INSTRUCTIONS FOR THE TASK: Return all lines below containing the word "this".

DATA FOR THE TASK:
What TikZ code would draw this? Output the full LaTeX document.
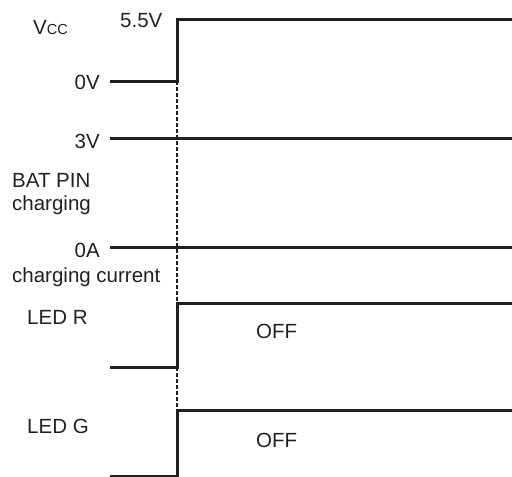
\documentclass[tikz,border=0pt]{standalone}
\usepackage{fontspec}
\setmainfont{Liberation Sans}
\definecolor{ink}{HTML}{231F20}
\begin{document}
\begin{tikzpicture}[x=1pt,y=-1pt,
  sig/.style={line width=3pt, draw=ink, line join=miter},
  guide/.style={line width=1.1pt, draw=ink, dash pattern=on 3.5pt off 2.5pt},
  lbl/.style={inner sep=0pt, text=ink, font=\fontsize{20.5}{25}\selectfont}]
\useasboundingbox (0,0) rectangle (512,477);
% coordinates
\coordinate (vA) at (110,81);  \coordinate (vB) at (177,81);
\coordinate (vC) at (177,19);  \coordinate (vD) at (512,19);
\coordinate (bA) at (110,138); \coordinate (bB) at (512,138);
\coordinate (cA) at (110,247); \coordinate (cB) at (512,247);
\coordinate (rA) at (110,367); \coordinate (rB) at (177,367);
\coordinate (rC) at (177,303); \coordinate (rD) at (512,303);
\coordinate (gA) at (110,476); \coordinate (gB) at (177,476);
\coordinate (gC) at (177,410); \coordinate (gD) at (512,410);
% signals
\draw[sig] (vA) -- (vB) -- (vC) -- (vD);
\draw[sig] (bA) -- (bB);
\draw[sig] (cA) -- (cB);
\draw[sig] (rA) -- (rB) -- (rC) -- (rD);
\draw[sig] (gA) -- (gB) -- (gC) -- (gD);
% guides
\draw[guide] (vB) -- (rC);
\draw[guide] (rB) -- (gC);
% labels
\node[lbl, anchor=base west] (vcc) at (33,34) {V{\fontsize{14.5}{16}\selectfont CC}};
\node[lbl, anchor=base west] (v55) at (120,27) {5.5V};
\node[lbl, anchor=base east] (v0) at (100,89) {0V};
\node[lbl, anchor=base east] (v3) at (100,148) {3V};
\node[lbl, anchor=base west] (bat) at (12,187) {BAT PIN};
\node[lbl, anchor=base west] (chg) at (12,210) {charging};
\node[lbl, anchor=base east] (a0) at (100,257) {0A};
\node[lbl, anchor=base west] (cc) at (12,282) {charging current};
\node[lbl, anchor=base west] (ledr) at (27,324) {LED R};
\node[lbl, anchor=base west] (ledg) at (27,433) {LED G};
\node[lbl, anchor=base west] (offr) at (256,338) {OFF};
\node[lbl, anchor=base west] (offg) at (256,447) {OFF};
\end{tikzpicture}
\end{document}
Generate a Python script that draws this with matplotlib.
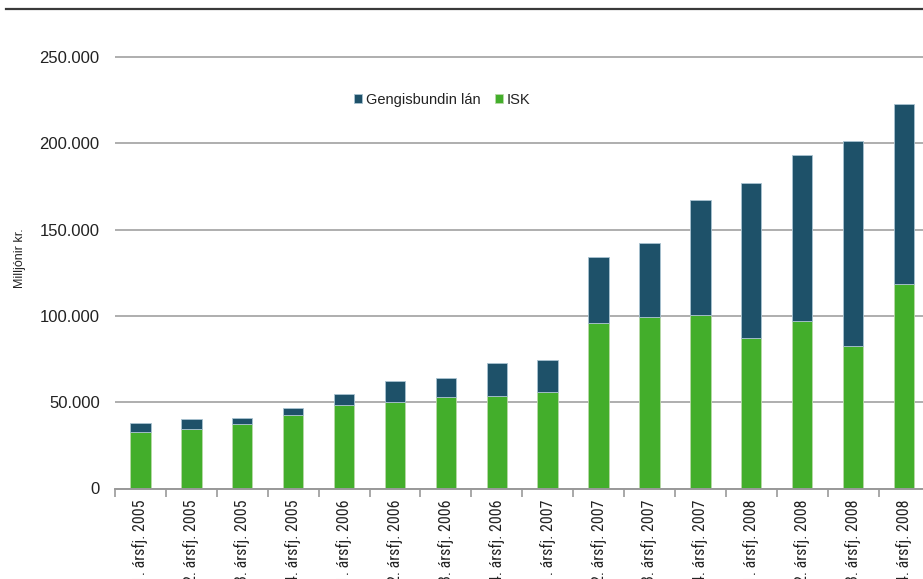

ANSWER IN FULL:
What TikZ code would draw this? Output the full LaTeX document.
Generate a Python script that draws this with matplotlib.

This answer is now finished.